From its start in 2003, MySpace spread quickly, adding upward of 200,000 users per day, driven by the popularity among teenagers of its raw mix of self-expression, sexually suggestive content, and garage-band music clips. The service allows users to build highly personalized yet unstructured blog pages, using a variety of widgets and modules, and then link them to friends’ pages.

One key lesson for enterprise IT is that minimally structured apps allow users to maximize personal expression. MySpace -- and similar sites such as Facebook (for college students) and LinkedIn (for career professionals) -- facilitates community building by giving users a blank stage on which to perform, plus a way to develop an audience via “friends” links. Allowing employees greater latitude in personalizing and defining the terms and parameters of their collaboration platform will greatly increase their participation in such initiatives.

But another lesson MySpace has to offer is that as social communities grow, they become less cohesive and it’s more challenging to police them and make IT policy decisions that please everyone. MySpace has weathered criticism, for example, for providing a venue for allegedly criminal activity, ranging from copyright violation to identity theft to child-safety issues. Facebook ran into a privacy firestorm when it launched News Feed, an alert system that allows users to monitor friends’ blog pages for personal news events -- such as romantic breakups.

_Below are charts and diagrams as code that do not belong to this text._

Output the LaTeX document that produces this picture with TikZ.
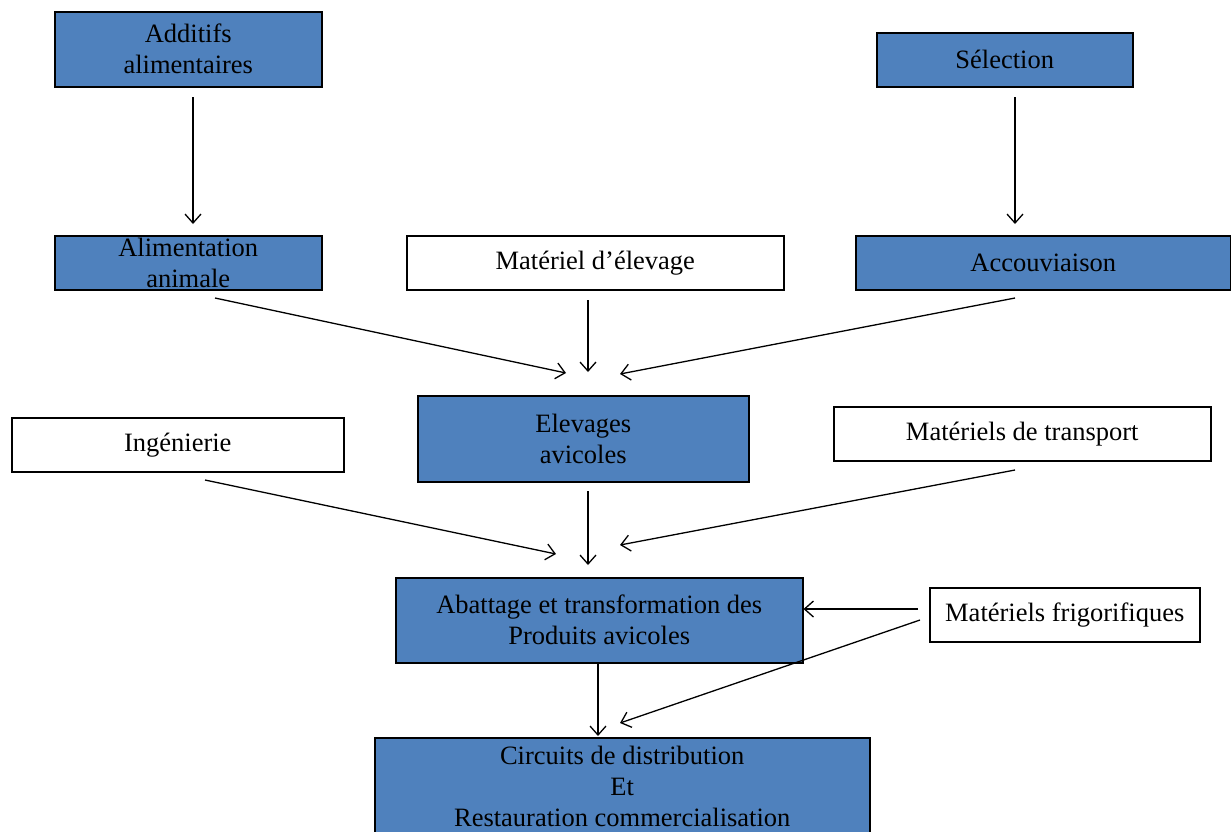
\documentclass[tikz,border=0pt]{standalone}
\usepackage{fontspec}
\setmainfont{Liberation Serif}
\usetikzlibrary{arrows.meta}
\definecolor{boxblue}{HTML}{4F81BD}
\begin{document}
\begin{tikzpicture}[x=1pt,y=-1pt,
  base/.style={draw=black,line width=1.5pt,inner sep=0pt,align=center,
    font=\fontsize{26.5}{31}\selectfont,anchor=north west},
  bluebox/.style={base,fill=boxblue},
  whitebox/.style={base,fill=white},
  arr/.style={line width=1.3pt,-{Straight Barb[length=9pt,width=16pt,line width=1.3pt]}}]
\useasboundingbox (0,0) rectangle (1231,831);
\fill[white] (0,0) rectangle (1231,831);
\begin{scope}
\clip (0,0) rectangle (1231,831);
\node[bluebox,minimum width=267pt,minimum height=75pt] (add) at (54,11) {Additifs\\alimentaires};
\node[bluebox,minimum width=256pt,minimum height=54pt] (sel) at (876,32) {Sélection};
\node[bluebox,minimum width=267pt,minimum height=54pt] (alim) at (54,235) {Alimentation\\animale};
\node[whitebox,minimum width=377pt,minimum height=54pt] (mat) at (406,235) {Matériel d’élevage};
\node[bluebox,minimum width=375pt,minimum height=54pt] (acc) at (855,235) {Accouviaison};
\node[whitebox,minimum width=332pt,minimum height=54pt] (ing) at (11,417) {Ingénierie};
\node[bluebox,minimum width=331pt,minimum height=86pt] (elev) at (417,395) {Elevages\\avicoles};
\node[whitebox,minimum width=377pt,minimum height=54pt] (trans) at (833,406) {Matériels de transport};
\node[bluebox,minimum width=407pt,minimum height=85pt] (abat) at (395,577) {Abattage et transformation des\\Produits avicoles};
\node[whitebox,minimum width=270pt,minimum height=54pt] (frig) at (929,587) {Matériels frigorifiques};
\node[bluebox,minimum width=495pt,minimum height=98pt] (circ) at (374,737) {Circuits de distribution\\Et\\Restauration commercialisation};
\end{scope}
% free ends of connectors
\coordinate (a1) at (193,97);   \coordinate (a2) at (193,224);
\coordinate (s1) at (1015,97);  \coordinate (s2) at (1015,224);
\coordinate (al1) at (215,298); \coordinate (e1) at (566,373);
\coordinate (m1) at (588,300);  \coordinate (e2) at (588,372);
\coordinate (ac1) at (1015,298);\coordinate (e3) at (620,374);
\coordinate (i1) at (205,480);  \coordinate (b1) at (556,554);
\coordinate (el1) at (588,491); \coordinate (b2) at (588,565);
\coordinate (t1) at (1015,470); \coordinate (b3) at (620,545);
\coordinate (f1) at (918,609);
\coordinate (f2) at (920,620);  \coordinate (c1) at (620,723);
\coordinate (ab1) at (598,663); \coordinate (c2) at (598,736);
\draw[arr] (a1) -- (a2);
\draw[arr] (s1) -- (s2);
\draw[arr] (al1) -- (e1);
\draw[arr] (m1) -- (e2);
\draw[arr] (ac1) -- (e3);
\draw[arr] (i1) -- (b1);
\draw[arr] (el1) -- (b2);
\draw[arr] (t1) -- (b3);
\draw[arr,line width=1.8pt] (f1) -- (abat.east |- f1);
\draw[arr] (f2) -- (c1);
\draw[arr,line width=2.4pt] (ab1) -- (c2);
\end{tikzpicture}
\end{document}
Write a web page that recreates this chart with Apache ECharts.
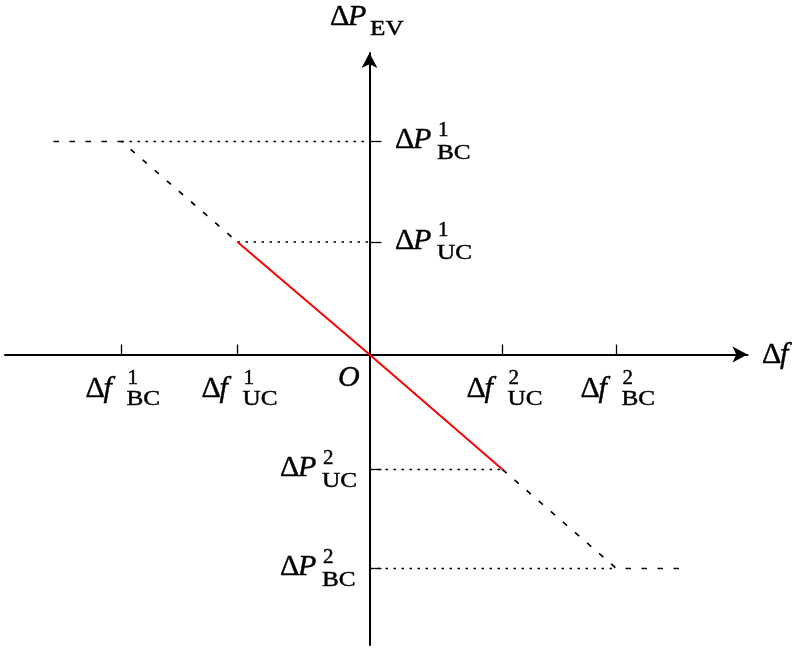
<!DOCTYPE html>
<html><head><meta charset="utf-8">
<script src="https://cdn.jsdelivr.net/npm/echarts@6/dist/echarts.min.js"></script>
<style>html,body{margin:0;padding:0;background:#fff}#chart{width:800px;height:649px}</style>
</head><body><div id="chart"></div>
<script>
// Δf tick positions (arbitrary units), left to right
const fTickValues = [-2.48, -1.32, 1.33, 2.47];
const fTickSup = ['1', '1', '2', '2'];
const fTickSub = ['BC', 'UC', 'UC', 'BC'];
// ΔP_EV tick positions, top to bottom
const pTickValues = [2.13, 1.125, -1.15, -2.14];
const pTickSup = ['1', '1', '2', '2'];
const pTickSub = ['BC', 'UC', 'UC', 'BC'];
// ends of the horizontal saturation segments
const fLeftEnd = -3.16;
const fRightEnd = 3.2;
// axis ranges
const fMin = -3.645, fMax = 3.78;
const pMin = -2.905, pMax = 3.015;

const FAMILY = 'Liberation Serif';
const MAIN = 30, SMALL = 21;

// line data built from the arrays above
const redLine = [[fTickValues[1], pTickValues[1]], [0, 0], [fTickValues[2], pTickValues[2]]];
const dashLeft = [[fLeftEnd, pTickValues[0]], [fTickValues[0], pTickValues[0]], [fTickValues[1], pTickValues[1]]];
const dashRight = [[fTickValues[2], pTickValues[2]], [fTickValues[3], pTickValues[3]], [fRightEnd, pTickValues[3]]];
const dotLines = [
  [[fTickValues[0], pTickValues[0]], [0, pTickValues[0]]],
  [[fTickValues[1], pTickValues[1]], [0, pTickValues[1]]],
  [[0, pTickValues[2]], [fTickValues[2], pTickValues[2]]],
  [[0, pTickValues[3]], [fTickValues[3], pTickValues[3]]]
];

const dotStyle = { color: '#000', width: 1.6, type: [2.5, 5.5] };
const dashStyle = { color: '#000', width: 1.7, type: [5.5, 10.5] };

const series = [];
dotLines.forEach(d => series.push({ type: 'line', data: d, symbol: 'none', lineStyle: dotStyle, z: 3 }));
series.push({ type: 'line', data: dashLeft, symbol: 'none', lineStyle: dashStyle, z: 3 });
series.push({ type: 'line', data: dashRight, symbol: 'none', lineStyle: dashStyle, z: 3 });
series.push({ type: 'line', data: redLine, symbol: 'none', lineStyle: { color: '#ff0000', width: 2 }, z: 4 });

const chart = echarts.init(document.getElementById('chart'), null, { renderer: 'canvas' });
chart.setOption({
  animation: false,
  backgroundColor: '#fff',
  textStyle: { fontFamily: FAMILY },
  grid: { left: 5, right: 52.5, top: 53, bottom: 4, containLabel: false },
  xAxis: {
    type: 'value', min: fMin, max: fMax,
    axisLine: { onZero: true, symbol: ['none', 'arrow'], symbolSize: [12, 15], lineStyle: { color: '#000', width: 2 } },
    axisTick: { show: true, inside: true, length: 10, customValues: fTickValues, lineStyle: { color: '#000', width: 1.3 } },
    axisLabel: { show: false },
    splitLine: { show: false }
  },
  yAxis: {
    type: 'value', min: pMin, max: pMax,
    axisLine: { show: true, onZero: true, symbol: ['none', 'arrow'], symbolSize: [12, 15], lineStyle: { color: '#000', width: 2 } },
    axisTick: { show: true, inside: true, length: 12, customValues: pTickValues, lineStyle: { color: '#000', width: 1.3 } },
    axisLabel: { show: false },
    splitLine: { show: false }
  },
  series: series
});

// ---- math-style labels placed through the chart's own coordinate conversion ----
function txt(text, x, baseline, size, italic, scaleX) {
  return {
    type: 'text', x: x, y: baseline - 0.34 * size, scaleX: scaleX || 1, silent: true, z: 10,
    style: {
      text: text, fontSize: size, fontFamily: FAMILY, fontStyle: italic ? 'italic' : 'normal',
      fill: '#000', stroke: '#000', lineWidth: 0.45, align: 'left', verticalAlign: 'middle'
    }
  };
}
const toPx = (x, y) => chart.convertToPixel({ gridIndex: 0 }, [x, y]);
const graphic = [];
fTickValues.forEach((v, i) => {
  const pt = toPx(v, 0); const l = pt[0] - 36, b = pt[1] + 45;
  graphic.push(txt('Δ', l, b, MAIN), txt('f', l + 18, b, MAIN, true),
    txt(fTickSup[i], l + 42, b - 14, SMALL), txt(fTickSub[i], l + 41, b + 7, SMALL, false, 1.2));
});
pTickValues.forEach((v, i) => {
  const pt = toPx(0, v); const l = v > 0 ? pt[0] + 25.5 : pt[0] - 89.5, b = pt[1] + 9;
  graphic.push(txt('Δ', l, b, MAIN), txt('P', l + 18, b, MAIN, true),
    txt(pTickSup[i], l + 43, b - 13, SMALL), txt(pTickSub[i], l + 42, b + 10, SMALL, false, 1.2));
});
{
  const pt = toPx(fMax, 0); const l = pt[0] + 14.5, b = pt[1] + 11;
  graphic.push(txt('Δ', l, b, MAIN), txt('f', l + 18, b, MAIN, true));
}
{
  const pt = toPx(0, pMax); const l = pt[0] - 39.5, b = pt[1] - 26;
  graphic.push(txt('Δ', l, b, MAIN), txt('P', l + 18, b, MAIN, true), txt('EV', l + 40, b + 10, SMALL, false, 1.2));
}
{
  const pt = toPx(0, 0);
  graphic.push(txt('O', pt[0] - 31.5, pt[1] + 33.5, MAIN, true));
}
chart.setOption({ graphic: graphic });
</script>
</body></html>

But when it comes to balancing buy-in and control, sites that target and tailor their platforms to discrete domains are among the most successful. Honing the focus and delivering functionality suited to the particular forum and participants ensure a vibrant forum for collaboration without requiring an undue amount of policy management. After all, self-perception and reputation are powerful motivating factors for building worthwhile relationships -- whether the setting is social or corporate.

-- David L. Margulius

 

Segway Human Transporter
When it comes to tech deployments, cool can take you only so far. Sure, cool can cement success in an app that gives people something they want or know they need, but coolness alone can’t make a technology succeed.

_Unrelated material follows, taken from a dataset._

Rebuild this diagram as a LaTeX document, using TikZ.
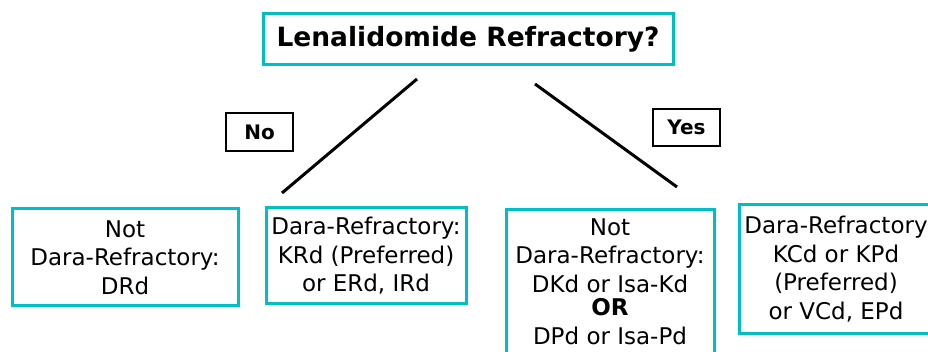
\documentclass[tikz,border=0pt]{standalone}
\usepackage{fontspec}
\setmainfont{DejaVu Sans}
\usepackage{tikz}
\usetikzlibrary{positioning}
\usepackage{xcolor}
\definecolor{cTeal}{RGB}{0,190,196}
\tikzset{
  basebox/.style={rectangle, draw=cTeal, line width=3pt, align=center,
                  inner sep=0pt, font=\fontsize{23}{28.5}\selectfont},
  titlebox/.style={basebox, font=\fontsize{26.5}{30}\selectfont\bfseries},
  answerbox/.style={rectangle, draw=black, line width=2.5pt, inner sep=0pt,
                    font=\fontsize{20}{22}\selectfont\bfseries},
  branch/.style={line width=3pt, color=black}
}

\begin{document}
\begin{tikzpicture}[x=1pt, y=-1pt]
  \useasboundingbox (0,0) rectangle (928,352);
  \clip (0,0) rectangle (928,352);

  % Question
  \node[titlebox, minimum width=410pt, minimum height=51pt] (quest) at (468,39.5)
      {Lenalidomide Refractory?};

  % Answers
  \node[answerbox, minimum width=67pt, minimum height=38pt] (no) at (259.5,132) {No};
  \node[answerbox, minimum width=67pt, minimum height=37pt] (yes) at (686.5,127.5) {Yes};

  % Regimens
  \node[basebox, minimum width=226pt, minimum height=97pt] (notdaraA) at (125,257.5)
      {Not\\Dara-Refractory:\\DRd};
  \node[basebox, minimum width=200pt, minimum height=96pt] (daraA) at (366,256)
      {Dara-Refractory:\\KRd (Preferred)\\or ERd, IRd};
  \node[basebox, minimum width=208pt, minimum height=170pt,
        inner ysep=9pt, anchor=north] (notdaraB) at (610,208)
      {Not\\Dara-Refractory:\\DKd or Isa-Kd\\[-5pt]\textbf{OR}\\DPd or Isa-Pd\\[40pt]};
  \node[basebox, minimum width=194pt, minimum height=128pt] (daraB) at (836,269)
      {Dara-Refractory\\KCd or KPd\\(Preferred)\\or VCd, EPd};

  % Branches
  \coordinate (nostart) at (417,79);
  \coordinate (noend) at (282,193);
  \coordinate (yesstart) at (535,84);
  \coordinate (yesend) at (677,187);
  \draw[branch] (nostart) -- (noend);
  \draw[branch] (yesstart) -- (yesend);
\end{tikzpicture}
\end{document}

Take the Segway Human Transporter: cool factor 11, the most frisson fabricated for any product this millennium. But it has sold units in the tens of thousands instead of the millions mainly because it was introduced into a system without the requisite infrastructure in place to fuel its success.

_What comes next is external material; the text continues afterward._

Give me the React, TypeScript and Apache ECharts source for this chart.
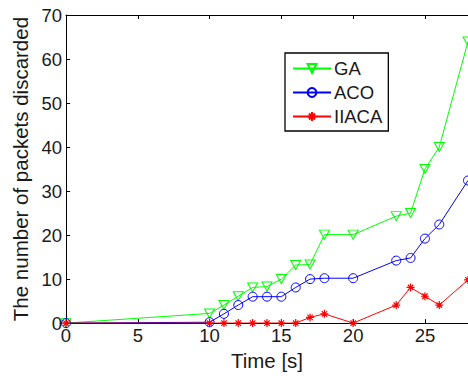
import React, { useEffect, useRef } from 'react';
import * as echarts from 'echarts';

const timeValues = [0, 10, 11, 12, 13, 14, 15, 16, 17, 18, 20, 23, 24, 25, 26, 28];
const gaValues = [0, 2.2, 4.1, 6.1, 8.1, 8.3, 10, 13.2, 13.3, 20.1, 20.1, 24.3, 25, 35, 40, 64];
const acoValues = [0, 0.2, 2.1, 4.1, 6, 6, 6, 8.1, 10, 10.2, 10.2, 14.2, 14.8, 19.2, 22.4, 32.4];
const iiacaValues = [0, 0, 0, 0, 0, 0, 0, 0, 1.3, 2.1, 0, 4.1, 8.1, 6.1, 4.1, 9.8];
const seriesNames = ['GA', 'ACO', 'IIACA'];
const xTicks = { min: 0, max: 28, interval: 5 };
const yTicks = { min: 0, max: 70, interval: 10 };

const FONT = "'Liberation Sans', Arial, Helvetica, sans-serif";
const TEXT = '#1a1a1a';
const STAR = 'path://M5 0L5 10M0 5L10 5M1.6 1.6L8.4 8.4M1.6 8.4L8.4 1.6';

export default function App() {
  const ref = useRef<HTMLDivElement>(null);
  useEffect(() => {
    const chart = echarts.init(ref.current!, null, { renderer: 'svg' });
    const pairs = (vals: number[]) => timeValues.map((t, i) => [t, vals[i]]);
    const axisLine = { show: true, lineStyle: { color: '#000', width: 1 } };
    const tick = { show: true, inside: true, length: 4, lineStyle: { color: '#000', width: 1 } };
    chart.setOption({
      animation: false,
      backgroundColor: '#fff',
      grid: { left: 66, top: 15, width: 406.5, bottom: 46, containLabel: false },
      legend: {
        data: seriesNames,
        orient: 'vertical',
        left: 285,
        top: 53,
        padding: [6, 6, 5, 7],
        itemGap: 5,
        itemWidth: 38,
        itemHeight: 11,
        backgroundColor: '#fff',
        borderColor: '#000',
        borderWidth: 1.3,
        borderRadius: 0,
        textStyle: { fontFamily: FONT, fontSize: 18.5, color: TEXT, padding: [0, 0, 0, -2] },
      },
      xAxis: [
        {
          type: 'value',
          min: xTicks.min,
          max: xTicks.max,
          interval: xTicks.interval,
          name: 'Time [s]',
          nameLocation: 'middle',
          nameGap: 21,
          nameTextStyle: { fontFamily: FONT, fontSize: 20.5, color: TEXT },
          axisLine,
          axisTick: tick,
          axisLabel: { fontFamily: FONT, fontSize: 18.5, color: TEXT, margin: 3, showMaxLabel: false },
          splitLine: { show: false },
        },
        {
          type: 'value',
          position: 'top',
          min: xTicks.min,
          max: xTicks.max,
          interval: xTicks.interval,
          axisLine,
          axisTick: tick,
          axisLabel: { show: false },
          splitLine: { show: false },
        },
      ],
      yAxis: [
        {
          type: 'value',
          min: yTicks.min,
          max: yTicks.max,
          interval: yTicks.interval,
          name: 'The number of packets discarded',
          nameLocation: 'middle',
          nameGap: 32,
          nameTextStyle: { fontFamily: FONT, fontSize: 20.5, color: TEXT },
          axisLine,
          axisTick: tick,
          axisLabel: { fontFamily: FONT, fontSize: 18.5, color: TEXT, margin: 4 },
          splitLine: { show: false },
        },
      ],
      series: [
        {
          name: 'GA',
          type: 'line',
          data: pairs(gaValues),
          symbol: 'triangle',
          symbolRotate: 180,
          symbolSize: [10, 9],
          lineStyle: { color: '#00ff00', width: 1 },
          itemStyle: { color: 'rgba(0,0,0,0)', borderColor: '#00ff00', borderWidth: 1 },
          z: 3,
        },
        {
          name: 'ACO',
          type: 'line',
          data: pairs(acoValues),
          symbol: 'circle',
          symbolSize: 9,
          lineStyle: { color: '#0000ff', width: 1 },
          itemStyle: { color: 'rgba(0,0,0,0)', borderColor: '#0000ff', borderWidth: 1 },
          z: 4,
        },
        {
          name: 'IIACA',
          type: 'line',
          data: pairs(iiacaValues),
          symbol: STAR,
          symbolSize: 8,
          lineStyle: { color: '#ff0000', width: 1 },
          itemStyle: { color: '#ff0000', borderColor: '#ff0000', borderWidth: 1.2 },
          z: 5,
        },
      ],
    });
    return () => chart.dispose();
  }, []);
  return (
    <div
      ref={ref}
      style={{ position: 'absolute', left: 0, top: 0, width: 468, height: 376, background: '#fff' }}
    />
  );
}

The market for automobiles caught fire in part because a smoothed road system had already been laid down for bicycles in the 1880s. The Segway, on the other hand, is seen as dangerous to pedestrians (it goes three times walkers’ rate on sidewalks) and its rider (it tops out at half the cruising speed of vehicles on roads). And because the finely tuned technology -- and marketing -- inspired grandiose investor expectations, it needed to achieve mass adoption quickly, as opposed to the successful diffusion of bicycles and then autos, both of which proliferated on a handcrafted basis with stochastic evolution and mass extinctions.